矢島周三さん (第9回SCHECカンボジア支援活動 06年11月参加)

 私はとある制作会社に勤める会社員。SCHECのパンフレットやWebサイトの制作をお手伝いさせていただいている縁で、今回のボランティア活動に同行することとなった。

 今回の活動は歯科診療と井戸及び簡易水道の視察、小学校開校式典への参加の4つ。詳しい内容は第9回の活動レポートに譲るとして、ここではボランティア活動に同行して感じた素直な感想を書きたいと思う。

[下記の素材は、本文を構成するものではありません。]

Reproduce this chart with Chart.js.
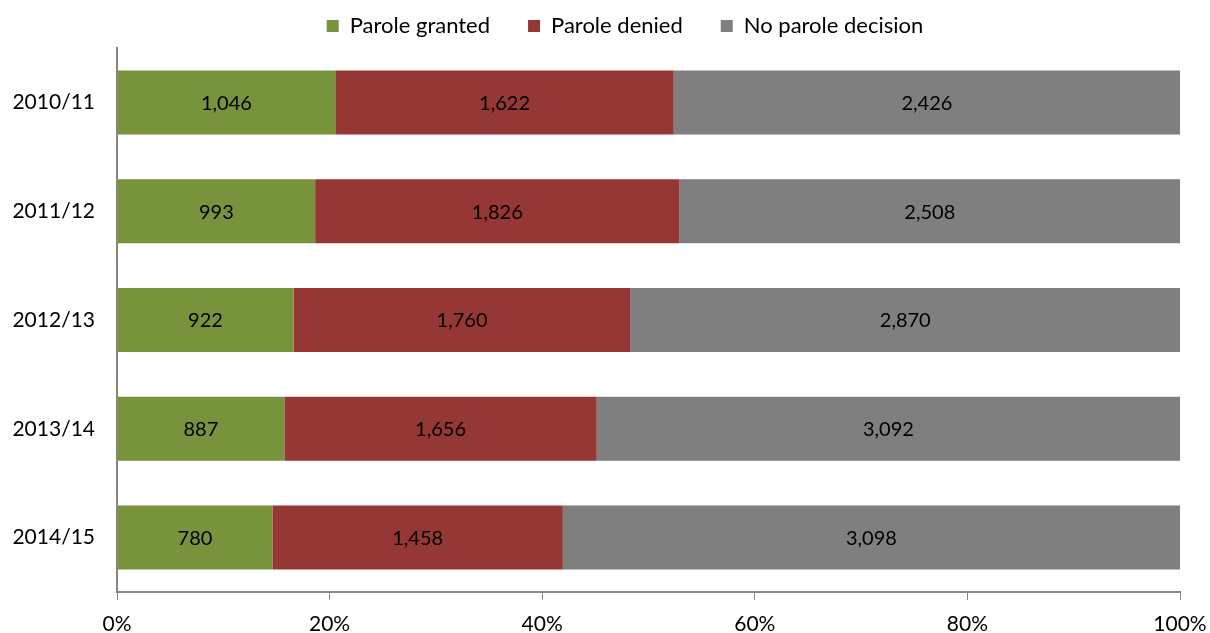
<!DOCTYPE html>
<html><head><meta charset="utf-8">
<script src="https://cdn.jsdelivr.net/npm/chart.js@4/dist/chart.umd.min.js"></script>
<style>html,body{margin:0;padding:0;background:#fff}#wrap{width:1210px;height:633px}</style>
</head><body><div id="wrap"><canvas id="c"></canvas></div>
<script>
const categories = ['2010/11','2011/12','2012/13','2013/14','2014/15'];
const granted = [1046, 993, 922, 887, 780];
const denied = [1622, 1826, 1760, 1656, 1458];
const noDecision = [2426, 2508, 2870, 3092, 3098];
const xTicks = ['0%','20%','40%','60%','80%','100%'];

const totals = categories.map((_, i) => granted[i] + denied[i] + noDecision[i]);
const pct = arr => arr.map((v, i) => v / totals[i] * 100);
const FONT = 'Lato, "Open Sans", sans-serif';

const labelPlugin = {
  id: 'segLabels',
  afterDatasetsDraw(chart) {
    const ctx = chart.ctx;
    ctx.save();
    ctx.font = '20px ' + FONT;
    ctx.fillStyle = '#000';
    ctx.textAlign = 'center';
    ctx.textBaseline = 'middle';
    chart.data.datasets.forEach((ds, di) => {
      chart.getDatasetMeta(di).data.forEach((el, i) => {
        const c = el.getCenterPoint();
        ctx.fillText(ds.raw[i].toLocaleString('en-US'), c.x, c.y + 1);
      });
    });
    ctx.restore();
  }
};

const legendTweak = {
  id: 'legendTweak',
  beforeInit(chart) {
    const lg = chart.legend;
    if (lg) {
      const orig = lg.fit;
      lg.fit = function () { orig.call(this); this.height = 42; };
    }
  },
  afterLayout(chart) {
    const lg = chart.legend;
    if (!lg) return;
    const targetCenter = 625;
    const dx = targetCenter - (lg.left + lg.right) / 2;
    lg.left += dx; lg.right += dx;
    lg.top = -23; lg.bottom = 60;
  }
};

new Chart(document.getElementById('c'), {
  type: 'bar',
  data: {
    labels: categories,
    datasets: [
      {label: 'Parole granted', data: pct(granted), raw: granted, backgroundColor: '#77933C'},
      {label: 'Parole denied', data: pct(denied), raw: denied, backgroundColor: '#953735'},
      {label: 'No parole decision', data: pct(noDecision), raw: noDecision, backgroundColor: '#7F7F7F'}
    ]
  },
  options: {
    indexAxis: 'y',
    responsive: true,
    maintainAspectRatio: false,
    animation: false,
    barPercentage: 0.588,
    categoryPercentage: 1,
    layout: {padding: {left: 8, right: 30, top: 6, bottom: 0}},
    plugins: {
      legend: {
        position: 'top',
        labels: {boxWidth: 12, boxHeight: 12, padding: 38, color: '#000', font: {family: FONT, size: 22}}
      },
      tooltip: {enabled: false}
    },
    scales: {
      x: {
        stacked: true, min: 0, max: 100,
        afterBuildTicks(s) { s.ticks = xTicks.map((t, i) => ({value: i * 20})); },
        ticks: {callback: (v, i) => xTicks[i], color: '#000', font: {family: FONT, size: 21}, padding: 12, maxRotation: 0},
        grid: {drawOnChartArea: false, drawTicks: true, tickLength: 8, color: '#868686'},
        border: {display: true, color: '#868686', width: 2},
        afterFit(s) { s.height = 41; s.paddingRight = 0; s.paddingLeft = 0; }
      },
      y: {
        stacked: true,
        ticks: {color: '#000', font: {family: FONT, size: 21}, padding: 22},
        grid: {drawOnChartArea: false, drawTicks: false},
        border: {display: true, color: '#868686', width: 2},
        afterFit(s) { s.width = 109; }
      }
    }
  },
  plugins: [labelPlugin, legendTweak]
});
</script></body></html>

 初めての海外、初めてのカンボジア、初めてのボランティア(に同行)。そんな事情もあって私の頭の中のカンボジアは緑と地雷の街。子どもたちは草原で戯れ、大人たちは農業に精を出す。そんな風景が想像された。しかしいざ到着すれば予想を覆す展開。道路は舗装され、ホテルはライトアップされ、無数のバイクが走る街。到着して早々、自分の浅はかさを思い知らされることとなった。ただ本当に栄えているのは街の中心部だけ。幹線道路を一本外れれば、地雷こそないがそこはイメージしていたカンボジアそのもの。豊かな緑にデコボコ道、日陰で涼む牛や濁った池で水浴びをする子どもたちに、何となく安心感を覚えた。

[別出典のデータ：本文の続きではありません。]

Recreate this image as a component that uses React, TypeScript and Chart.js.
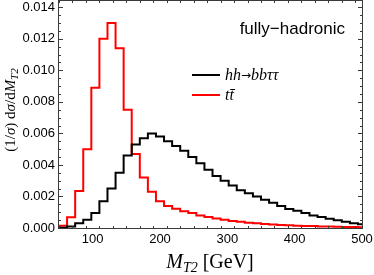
import React, { useEffect, useRef } from "react";
import { Chart, registerables } from "chart.js";
Chart.register(...registerables);

// Histogram bins (left edges, GeV) and the upper end of the last bin
const binEdges = [50, 62, 74, 86, 98, 110, 122, 134, 146, 158, 170, 182, 194, 206, 218, 230, 242, 254, 266, 278, 290, 302, 314, 326, 338, 350, 362, 374, 386, 398, 410, 422, 434, 446, 458, 470, 482, 494];
const binEnd = 500;

// hh -> bb tau tau (black)
const hhValues = [0.00001, 0.0001, 0.0003, 0.00053, 0.00095, 0.0017, 0.0025, 0.0035, 0.0046, 0.0053, 0.0057, 0.006, 0.0058, 0.0055, 0.0052, 0.0049, 0.0045, 0.0041, 0.0037, 0.0033, 0.003, 0.0027, 0.0024, 0.0022, 0.002, 0.0018, 0.0016, 0.0014, 0.0012, 0.0011, 0.00095, 0.0008, 0.0007, 0.00058, 0.00049, 0.00039, 0.0003, 0.00023];

// t tbar (red)
const ttValues = [0.00015, 0.00068, 0.00235, 0.005, 0.0089, 0.012, 0.013, 0.0114, 0.0075, 0.0047, 0.0032, 0.0023, 0.0017, 0.0014, 0.00122, 0.00107, 0.00095, 0.0008, 0.0007, 0.0006, 0.00053, 0.00045, 0.0004, 0.00034, 0.0003, 0.00026, 0.00022, 0.00019, 0.00017, 0.00015, 0.00013, 0.00012, 0.0001, 0.00009, 0.00008, 0.00007, 0.00006, 0.00005];

const xTicks = [100, 200, 300, 400, 500];
const yTicks = [0, 0.002, 0.004, 0.006, 0.008, 0.01, 0.012, 0.014];
const xMinorStep = 20;
const yMinorStep = 0.0005;
const xRange = [50, 500];
const yRange = [0, 0.0144];
const seriesNames = ["hh\u2192bb\u03C4\u03C4", "t", "t\u0304"];
const annotation = "fully\u2212hadronic";

function steps(values: number[]) {
  const pts = binEdges.map((x, i) => ({ x, y: values[i] }));
  pts.push({ x: binEnd, y: values[values.length - 1] });
  return pts;
}

type Seg = { t: string; f: string; dy?: number };
function drawRich(ctx: CanvasRenderingContext2D, x: number, y: number, segs: Seg[], align: "left" | "center" | "right") {
  const widths = segs.map((s) => {
    ctx.font = s.f;
    return ctx.measureText(s.t).width;
  });
  const total = widths.reduce((a, b) => a + b, 0);
  let cx = align === "center" ? x - total / 2 : align === "right" ? x - total : x;
  ctx.textAlign = "left";
  ctx.textBaseline = "alphabetic";
  segs.forEach((s, i) => {
    ctx.font = s.f;
    ctx.fillText(s.t, cx, y + (s.dy || 0));
    cx += widths[i];
  });
}

const decorPlugin = {
  id: "decor",
  afterDraw(chart: any) {
    const ctx: CanvasRenderingContext2D = chart.ctx;
    const { left, right, top, bottom } = chart.chartArea;
    const xs = chart.scales.x;
    const ys = chart.scales.y;
    ctx.save();
    ctx.strokeStyle = "#3a3a3a";
    ctx.lineWidth = 1;
    const L = Math.round(left) - 0.5;
    const R = Math.round(right) + 0.5;
    const T = Math.round(top) - 0.5;
    const B = Math.round(bottom) + 0.5;
    ctx.strokeRect(L, T, R - L, B - T);
    ctx.beginPath();
    const major = 4.5;
    const minor = 2.5;
    for (let v = xRange[0]; v <= xRange[1] + 1e-9; v += xMinorStep) {
      const px = Math.round(xs.getPixelForValue(v)) + 0.5;
      const len = xTicks.includes(v) ? major : minor;
      ctx.moveTo(px, B);
      ctx.lineTo(px, B - len);
      ctx.moveTo(px, T);
      ctx.lineTo(px, T + len);
    }
    for (let k = 0; k * yMinorStep <= yRange[1] + 1e-12; k++) {
      const v = k * yMinorStep;
      const py = Math.round(ys.getPixelForValue(v)) + 0.5;
      const len = k % 4 === 0 ? major : minor;
      ctx.moveTo(L, py);
      ctx.lineTo(L + len, py);
      ctx.moveTo(R, py);
      ctx.lineTo(R - len, py);
    }
    ctx.stroke();

    // legend
    ctx.lineWidth = 2;
    ctx.strokeStyle = "#000";
    ctx.beginPath();
    ctx.moveTo(192, 75);
    ctx.lineTo(220, 75);
    ctx.stroke();
    ctx.strokeStyle = "#ff0000";
    ctx.beginPath();
    ctx.moveTo(192, 95);
    ctx.lineTo(220, 95);
    ctx.stroke();
    ctx.fillStyle = "#000";
    const lf = "italic 16px 'Liberation Serif'";
    drawRich(
      ctx,
      225,
      80,
      [
        { t: "hh", f: lf },
        { t: "\u2192", f: "12px 'DejaVu Sans'", dy: -1 },
        { t: "bb\u03C4\u03C4", f: lf },
      ],
      "left"
    );
    drawRich(ctx, 225, 100, [{ t: seriesNames[1] + seriesNames[2], f: lf }], "left");

    // annotation
    drawRich(ctx, 345, 34, [{ t: annotation, f: "17px 'Liberation Sans'" }], "right");

    // x title
    drawRich(
      ctx,
      210,
      268,
      [
        { t: "M", f: "italic 20px 'Liberation Serif'" },
        { t: "T2", f: "italic 14px 'Liberation Serif'", dy: 4 },
        { t: " [GeV]", f: "20px 'Liberation Serif'" },
      ],
      "center"
    );

    // y title
    ctx.translate(15, 110);
    ctx.rotate(-Math.PI / 2);
    const r = "15px 'Liberation Serif'";
    const it = "italic 15px 'Liberation Serif'";
    drawRich(
      ctx,
      0,
      0,
      [
        { t: "(1/", f: r },
        { t: "\u03C3", f: it },
        { t: ") d", f: r },
        { t: "\u03C3", f: it },
        { t: "/d", f: r },
        { t: "M", f: it },
        { t: "T2", f: "italic 11px 'Liberation Serif'", dy: 3 },
      ],
      "center"
    );
    ctx.restore();
  },
};

export default function App() {
  const ref = useRef<HTMLCanvasElement | null>(null);
  useEffect(() => {
    if (!ref.current) return;
    const chart = new Chart(ref.current, {
      type: "line",
      data: {
        datasets: [
          {
            label: seriesNames[0],
            data: steps(hhValues),
            borderColor: "#000000",
            borderWidth: 2,
            stepped: "before",
            pointRadius: 0,
            fill: false,
          },
          {
            label: seriesNames[1] + seriesNames[2],
            data: steps(ttValues),
            borderColor: "#ff0000",
            borderWidth: 2,
            stepped: "before",
            pointRadius: 0,
            fill: false,
          },
        ],
      },
      options: {
        animation: false,
        responsive: false,
        layout: { padding: { top: 1, right: 12, left: 0, bottom: 0 } },
        plugins: { legend: { display: false }, tooltip: { enabled: false }, title: { display: false } },
        scales: {
          x: {
            type: "linear",
            min: xRange[0],
            max: xRange[1],
            grid: { display: false, drawTicks: false },
            border: { display: false },
            afterBuildTicks: (s: any) => {
              s.ticks = xTicks.map((v) => ({ value: v }));
            },
            afterFit: (s: any) => {
              s.height = 47;
              s.paddingLeft = 0;
              s.paddingRight = 0;
            },
            ticks: {
              autoSkip: false,
              maxRotation: 0,
              padding: 4,
              color: "#000",
              font: { family: "'Liberation Sans'", size: 13 },
              callback: (v: any) => String(v),
            },
          },
          y: {
            type: "linear",
            min: yRange[0],
            max: yRange[1],
            grid: { display: false, drawTicks: false },
            border: { display: false },
            afterBuildTicks: (s: any) => {
              s.ticks = yTicks.map((v) => ({ value: v }));
            },
            afterFit: (s: any) => {
              s.width = 59;
              s.paddingTop = 0;
              s.paddingBottom = 0;
            },
            ticks: {
              autoSkip: false,
              padding: 4,
              color: "#000",
              font: { family: "'Liberation Sans'", size: 13 },
              callback: (v: any) => Number(v).toFixed(3),
            },
          },
        },
      },
      plugins: [decorPlugin],
    });
    return () => chart.destroy();
  }, []);
  return (
    <div style={{ position: "absolute", left: 0, top: 0, width: 374, height: 275, background: "#fff" }}>
      <canvas ref={ref} width={374} height={275} />
    </div>
  );
}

 カンボジアではあまり浸透していないであろう歯科診療。なかには「何でわざわざ痛い思いをしなきゃなんないの?」と腑に落ちない人もいたかもしれない。でもそれで良いのだ。よく分かんないけど実は役に立っている。それってとても素晴らしいことだと思う。ただ肝心の歯医者さんたちは、言葉の通じない患者と普段とはあまりに異なる環境に大変そうだった。カンボジアの人たちは基本的に動じない。診療を観察していてそう感じた。日本の子どもならたちまち泣き出しそうな場面も、カンボジアの子どもは無表情。歯医者に対する恐怖心がないからか、単に痛くないだけか。明らかに顔が引きつっている大人もいたが、決して大きな声を出したりはしなかった。そしてカメラを向けても無表情。たまに頬が緩んでも平静を装う。得体の知れない外人に警戒するのも無理はないが、そこには戦争の記憶が少なからず影響しているのかもしれない。

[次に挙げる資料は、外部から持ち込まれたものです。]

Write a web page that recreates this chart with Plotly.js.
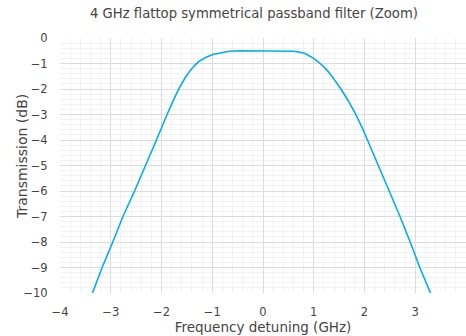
<!DOCTYPE html>
<html>
<head>
<meta charset="utf-8">
<script src="https://cdn.plot.ly/plotly-3.0.1.min.js"></script>
<style>html,body{margin:0;padding:0;background:#fff;}#chart{width:466px;height:336px;}</style>
</head>
<body>
<div id="chart"></div>
<script>
const detuningGHz = [-3.36, -3.17, -2.96, -2.76, -2.53, -2.31, -2.10, -1.89, -1.84, -1.74, -1.64, -1.54, -1.44, -1.35, -1.25, -1.12, -0.99, -0.82, -0.66, -0.46, 0, 0.42, 0.62, 0.82, 1.00, 1.14, 1.27, 1.40, 1.54, 1.67, 1.80, 1.96, 2.06, 2.27, 2.49, 2.70, 2.90, 3.09, 3.30];
const transmissionDb = [-10, -9, -8, -7, -6, -5, -4, -3.0, -2.77, -2.33, -1.93, -1.58, -1.29, -1.08, -0.90, -0.75, -0.65, -0.57, -0.52, -0.50, -0.50, -0.50, -0.52, -0.60, -0.80, -1.02, -1.28, -1.62, -2.01, -2.43, -2.89, -3.54, -4, -5, -6, -7, -8, -9, -10];
const titleText = "4 GHz flattop symmetrical passband filter (Zoom)";
const xTitle = "Frequency detuning (GHz)";
const yTitle = "Transmission (dB)";

const fontFam = "DejaVu Sans, sans-serif";
const txt = "#444";
Plotly.newPlot("chart", [{
  x: detuningGHz, y: transmissionDb, type: "scatter", mode: "lines",
  line: {color: "#00AEEF", width: 1.6, shape: "linear"},
  hoverinfo: "skip"
}], {
  width: 466, height: 336,
  margin: {l: 60, r: 0, t: 38, b: 43},
  paper_bgcolor: "#fff", plot_bgcolor: "#fff",
  font: {family: fontFam, size: 12, color: txt},
  title: {text: titleText, x: 0.545, xanchor: "center", y: 0.975, yanchor: "top", font: {size: 13.2, color: txt, family: fontFam}},
  showlegend: false,
  xaxis: {
    range: [-4, 4], dtick: 1, tick0: 0, zeroline: false,
    gridcolor: "#dcdcdc", gridwidth: 1,
    minor: {dtick: 0.2, showgrid: true, gridcolor: "#f2f2f2", gridwidth: 1, ticks: ""},
    showline: false, ticks: "outside", ticklen: 8, tickcolor: "rgba(0,0,0,0)",
    title: {text: xTitle, standoff: 4, font: {size: 13.5, color: txt}},
    tickfont: {size: 11.5, color: txt}
  },
  yaxis: {
    range: [-10, 0], dtick: 1, tick0: 0, zeroline: false,
    gridcolor: "#dcdcdc", gridwidth: 1,
    minor: {dtick: 0.2, showgrid: true, gridcolor: "#f2f2f2", gridwidth: 1, ticks: ""},
    showline: false, ticks: "outside", ticklen: 9, tickcolor: "rgba(0,0,0,0)",
    tickfont: {size: 11.5, color: txt}
  },
  annotations: [{
    text: yTitle, textangle: -90, xref: "paper", yref: "paper",
    x: -0.0936, y: 0.537, xanchor: "center", yanchor: "middle", showarrow: false,
    font: {size: 14, color: txt, family: fontFam}
  }]
}, {displayModeBar: false, staticPlot: true});
</script>
</body>
</html>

 子どもたちの横に腰掛け、手にしたペットボトルの水を指差す。「これカンボジア語で何て言うの?」僕が雰囲気で尋ねると、一人の子どもが答えてくれた。「タカオ」。試しに僕も発音するが、返ってきたのはせせら笑い。ウ○コとか下品な言葉でも教えられたのか。笑われている意味も分からず久々に疎外感を感じて少し辛かった。これは後で分かったことだが、どうやら僕の発音が下手くそなだけだったらしい。実際の発音をカタカナで表現すると「タック」。ただ外国語の発音を五十音で表現するのには限界があり、それはカンボジア語も例外ではない。厳密に表現するとすれば「タックァ」といったところだろうか。言葉でのコミュニケーションに限界を感じ、何となく指をポキポキ鳴らしてみる。するとそれを見た子どもたちも同じようにポキポキ。大したことじゃないんだけど、初めてひとつになった気がしてちょっと嬉しくなった。結局言葉は通じなかったけど、カンボジアの子どもたちとすごく近づけた気がした。いや、言葉が通じなかったからこそ近づけたのだ。僕らは言葉という便利な道具に身を委ねすぎているのではないか。そう思った。

 今回SCHECのボランティア活動に同行したことは、いろいろなことを考えるきっかけとなった。ボランティアとは何なのかも考えた。彼らはカンボジアで生まれ、僕らは日本で生まれた。ただそれだけなのに感謝されることに違和感を覚えたりもした。でもそんなことはもうどうでもいい。カンボジアの人たちが喜んでくれるなら。